-- BEGIN --

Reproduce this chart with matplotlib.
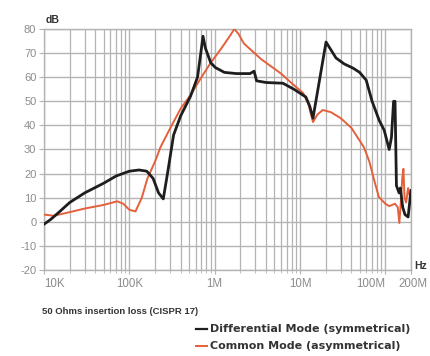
import numpy as np
import matplotlib
matplotlib.use("Agg")
import matplotlib.pyplot as plt
import matplotlib.transforms as mtransforms
from matplotlib.ticker import LogLocator, NullFormatter

# Differential mode (symmetrical): Hz, dB
diff_f = [10e3, 12e3, 15e3, 20e3, 30e3, 50e3, 70e3, 100e3, 130e3, 160e3, 190e3,
          220e3, 250e3, 280e3, 330e3, 400e3, 520e3, 630e3, 700e3, 730e3, 780e3,
          900e3, 1.02e6, 1.3e6, 1.8e6, 2.6e6, 2.9e6, 3.1e6, 4e6, 6.3e6, 8.5e6,
          11.7e6, 13e6, 14.2e6, 20.2e6, 26.4e6, 33e6, 41.7e6, 50e6, 59.7e6, 70e6,
          85e6, 97e6, 111e6, 118e6, 125e6, 130e6, 135e6, 145e6, 150e6, 160e6,
          170e6, 185e6, 200e6]
diff_db = [-1, 1, 4, 8, 12, 16, 19, 21, 21.5, 21, 18,
           12, 9.5, 20, 36, 44, 52, 60, 72, 77, 72,
           66, 64, 62, 61.5, 61.5, 62.5, 58.5, 57.8, 57.5, 55,
           51.8, 48, 43, 74.6, 68, 65.5, 63.8, 62, 58.8, 50,
           42, 38, 30, 35, 50, 50, 15, 12, 14, 6,
           3, 2, 13]

# Common mode (asymmetrical)
comm_f = [10e3, 13e3, 20e3, 30e3, 50e3, 72e3, 85e3, 100e3, 118e3, 140e3, 163e3,
          200e3, 232e3, 303e3, 400e3, 520e3, 700e3, 900e3, 1.2e6, 1.5e6, 1.7e6,
          1.9e6, 2.2e6, 3.5e6, 6e6, 8e6, 10.9e6, 12.5e6, 14.2e6, 16e6, 18.5e6,
          23e6, 30e6, 40e6, 56e6, 65e6, 74e6, 84e6, 100e6, 111e6, 130e6, 140e6,
          146e6, 152e6, 158e6, 163e6, 168e6, 175e6, 185e6, 195e6, 200e6]
comm_db = [3, 2.5, 4, 5.5, 7, 8.5, 7.5, 5, 4.3, 10, 18,
           25, 31, 39, 47, 52.5, 60, 66, 72, 77, 80,
           78, 74, 67.5, 61.5, 57.5, 53.4, 49, 41.4, 44.5, 46.4,
           45.5, 43, 39, 31, 25, 17.3, 10.3, 7.5, 6.5, 7.5, 6,
           -0.5, 8, 18, 22, 10, 8, 14, 10, 12]

x_ticks = [1e4, 1e5, 1e6, 1e7, 1e8, 2e8]
x_labels = ["10K", "100K", "1M", "10M", "100M", "200M"]
y_ticks = list(range(-20, 81, 10))
y_labels = [str(v) for v in y_ticks]

title = "50 Ohms insertion loss (CISPR 17)"
leg_diff = "Differential Mode (symmetrical)"
leg_comm = "Common Mode (asymmetrical)"

BLACK = "#1e1e1e"
ORANGE = "#e4603b"
GRID = "#b3b3b3"
TICKTXT = "#8c8c8c"
TXT = "#333333"

plt.rcParams["font.family"] = ["Liberation Sans", "DejaVu Sans"]

fig = plt.figure(figsize=(4.31, 3.56), dpi=100)
ax = fig.add_axes([44 / 431, 1 - 270 / 356, (411 - 44) / 431, (270 - 29) / 356])

ax.set_xscale("log")
ax.set_xlim(1e4, 2e8)
ax.set_ylim(-20, 80)

ax.xaxis.set_minor_locator(LogLocator(base=10, subs=np.arange(2, 10)))
ax.xaxis.set_minor_formatter(NullFormatter())
ax.set_xticks(x_ticks)
ax.set_xticklabels(x_labels)
ax.set_yticks(y_ticks)
ax.set_yticklabels(y_labels)

ax.grid(True, which="major", color=GRID, lw=1.0)
ax.grid(True, which="minor", axis="x", color=GRID, lw=0.9)
ax.set_axisbelow(True)

for s in ax.spines.values():
    s.set_color(GRID)
    s.set_linewidth(1.0)

ax.tick_params(axis="both", which="both", direction="out", color=GRID,
               labelcolor=TICKTXT)
ax.tick_params(axis="x", which="major", length=3, pad=3, labelsize=8.3)
ax.tick_params(axis="x", which="minor", length=2.5)
ax.tick_params(axis="y", length=3.5, pad=2, labelsize=8)

# nudge crowded x labels like the original
lbls = ax.get_xticklabels()
lbls[0].set_ha("left")
lbls[4].set_ha("right")
lbls[5].set_transform(lbls[5].get_transform() +
                      mtransforms.ScaledTranslation(2 / 100, 0, fig.dpi_scale_trans))

ax.plot(comm_f, comm_db, color=ORANGE, lw=1.4, zorder=3)
ax.plot(diff_f, diff_db, color=BLACK, lw=2.0, zorder=4)

ax.text(46 / 431, 1 - 20 / 356, "dB", transform=fig.transFigure, fontsize=7.5,
        fontweight="bold", color=TXT, va="center", ha="left")
ax.text(414 / 431, 1 - 266 / 356, "Hz", transform=fig.transFigure, fontsize=7.5,
        fontweight="bold", color=TXT, va="center", ha="left")

fig.text(42 / 431, 1 - 311 / 356, title, fontsize=6.8, fontweight="bold",
         color=TXT, va="center", ha="left")
fig.text(210 / 431, 1 - 329 / 356, leg_diff, fontsize=8.0, fontweight="bold",
         family=["DejaVu Sans"], color=TXT, va="center", ha="left")
fig.text(210 / 431, 1 - 346 / 356, leg_comm, fontsize=8.0, fontweight="bold",
         family=["DejaVu Sans"], color=TXT, va="center", ha="left")
fig.add_artist(plt.Line2D([196 / 431, 207 / 431], [1 - 329 / 356] * 2,
                          color=BLACK, lw=1.6))
fig.add_artist(plt.Line2D([196 / 431, 207 / 431], [1 - 346 / 356] * 2,
                          color=ORANGE, lw=1.4))

fig.savefig("out.png", dpi=100)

-- END --

EXERCISE DIRECTIONS:
Quote every line word for word and keep the images out of the copy.

SOLUTION TO THIS EXERCISE:
Reproduce this chart with matplotlib.
import numpy as np
import matplotlib
matplotlib.use("Agg")
import matplotlib.pyplot as plt
import matplotlib.transforms as mtransforms
from matplotlib.ticker import LogLocator, NullFormatter

# Differential mode (symmetrical): Hz, dB
diff_f = [10e3, 12e3, 15e3, 20e3, 30e3, 50e3, 70e3, 100e3, 130e3, 160e3, 190e3,
          220e3, 250e3, 280e3, 330e3, 400e3, 520e3, 630e3, 700e3, 730e3, 780e3,
          900e3, 1.02e6, 1.3e6, 1.8e6, 2.6e6, 2.9e6, 3.1e6, 4e6, 6.3e6, 8.5e6,
          11.7e6, 13e6, 14.2e6, 20.2e6, 26.4e6, 33e6, 41.7e6, 50e6, 59.7e6, 70e6,
          85e6, 97e6, 111e6, 118e6, 125e6, 130e6, 135e6, 145e6, 150e6, 160e6,
          170e6, 185e6, 200e6]
diff_db = [-1, 1, 4, 8, 12, 16, 19, 21, 21.5, 21, 18,
           12, 9.5, 20, 36, 44, 52, 60, 72, 77, 72,
           66, 64, 62, 61.5, 61.5, 62.5, 58.5, 57.8, 57.5, 55,
           51.8, 48, 43, 74.6, 68, 65.5, 63.8, 62, 58.8, 50,
           42, 38, 30, 35, 50, 50, 15, 12, 14, 6,
           3, 2, 13]

# Common mode (asymmetrical)
comm_f = [10e3, 13e3, 20e3, 30e3, 50e3, 72e3, 85e3, 100e3, 118e3, 140e3, 163e3,
          200e3, 232e3, 303e3, 400e3, 520e3, 700e3, 900e3, 1.2e6, 1.5e6, 1.7e6,
          1.9e6, 2.2e6, 3.5e6, 6e6, 8e6, 10.9e6, 12.5e6, 14.2e6, 16e6, 18.5e6,
          23e6, 30e6, 40e6, 56e6, 65e6, 74e6, 84e6, 100e6, 111e6, 130e6, 140e6,
          146e6, 152e6, 158e6, 163e6, 168e6, 175e6, 185e6, 195e6, 200e6]
comm_db = [3, 2.5, 4, 5.5, 7, 8.5, 7.5, 5, 4.3, 10, 18,
           25, 31, 39, 47, 52.5, 60, 66, 72, 77, 80,
           78, 74, 67.5, 61.5, 57.5, 53.4, 49, 41.4, 44.5, 46.4,
           45.5, 43, 39, 31, 25, 17.3, 10.3, 7.5, 6.5, 7.5, 6,
           -0.5, 8, 18, 22, 10, 8, 14, 10, 12]

x_ticks = [1e4, 1e5, 1e6, 1e7, 1e8, 2e8]
x_labels = ["10K", "100K", "1M", "10M", "100M", "200M"]
y_ticks = list(range(-20, 81, 10))
y_labels = [str(v) for v in y_ticks]

title = "50 Ohms insertion loss (CISPR 17)"
leg_diff = "Differential Mode (symmetrical)"
leg_comm = "Common Mode (asymmetrical)"

BLACK = "#1e1e1e"
ORANGE = "#e4603b"
GRID = "#b3b3b3"
TICKTXT = "#8c8c8c"
TXT = "#333333"

plt.rcParams["font.family"] = ["Liberation Sans", "DejaVu Sans"]

fig = plt.figure(figsize=(4.31, 3.56), dpi=100)
ax = fig.add_axes([44 / 431, 1 - 270 / 356, (411 - 44) / 431, (270 - 29) / 356])

ax.set_xscale("log")
ax.set_xlim(1e4, 2e8)
ax.set_ylim(-20, 80)

ax.xaxis.set_minor_locator(LogLocator(base=10, subs=np.arange(2, 10)))
ax.xaxis.set_minor_formatter(NullFormatter())
ax.set_xticks(x_ticks)
ax.set_xticklabels(x_labels)
ax.set_yticks(y_ticks)
ax.set_yticklabels(y_labels)

ax.grid(True, which="major", color=GRID, lw=1.0)
ax.grid(True, which="minor", axis="x", color=GRID, lw=0.9)
ax.set_axisbelow(True)

for s in ax.spines.values():
    s.set_color(GRID)
    s.set_linewidth(1.0)

ax.tick_params(axis="both", which="both", direction="out", color=GRID,
               labelcolor=TICKTXT)
ax.tick_params(axis="x", which="major", length=3, pad=3, labelsize=8.3)
ax.tick_params(axis="x", which="minor", length=2.5)
ax.tick_params(axis="y", length=3.5, pad=2, labelsize=8)

# nudge crowded x labels like the original
lbls = ax.get_xticklabels()
lbls[0].set_ha("left")
lbls[4].set_ha("right")
lbls[5].set_transform(lbls[5].get_transform() +
                      mtransforms.ScaledTranslation(2 / 100, 0, fig.dpi_scale_trans))

ax.plot(comm_f, comm_db, color=ORANGE, lw=1.4, zorder=3)
ax.plot(diff_f, diff_db, color=BLACK, lw=2.0, zorder=4)

ax.text(46 / 431, 1 - 20 / 356, "dB", transform=fig.transFigure, fontsize=7.5,
        fontweight="bold", color=TXT, va="center", ha="left")
ax.text(414 / 431, 1 - 266 / 356, "Hz", transform=fig.transFigure, fontsize=7.5,
        fontweight="bold", color=TXT, va="center", ha="left")

fig.text(42 / 431, 1 - 311 / 356, title, fontsize=6.8, fontweight="bold",
         color=TXT, va="center", ha="left")
fig.text(210 / 431, 1 - 329 / 356, leg_diff, fontsize=8.0, fontweight="bold",
         family=["DejaVu Sans"], color=TXT, va="center", ha="left")
fig.text(210 / 431, 1 - 346 / 356, leg_comm, fontsize=8.0, fontweight="bold",
         family=["DejaVu Sans"], color=TXT, va="center", ha="left")
fig.add_artist(plt.Line2D([196 / 431, 207 / 431], [1 - 329 / 356] * 2,
                          color=BLACK, lw=1.6))
fig.add_artist(plt.Line2D([196 / 431, 207 / 431], [1 - 346 / 356] * 2,
                          color=ORANGE, lw=1.4))

fig.savefig("out.png", dpi=100)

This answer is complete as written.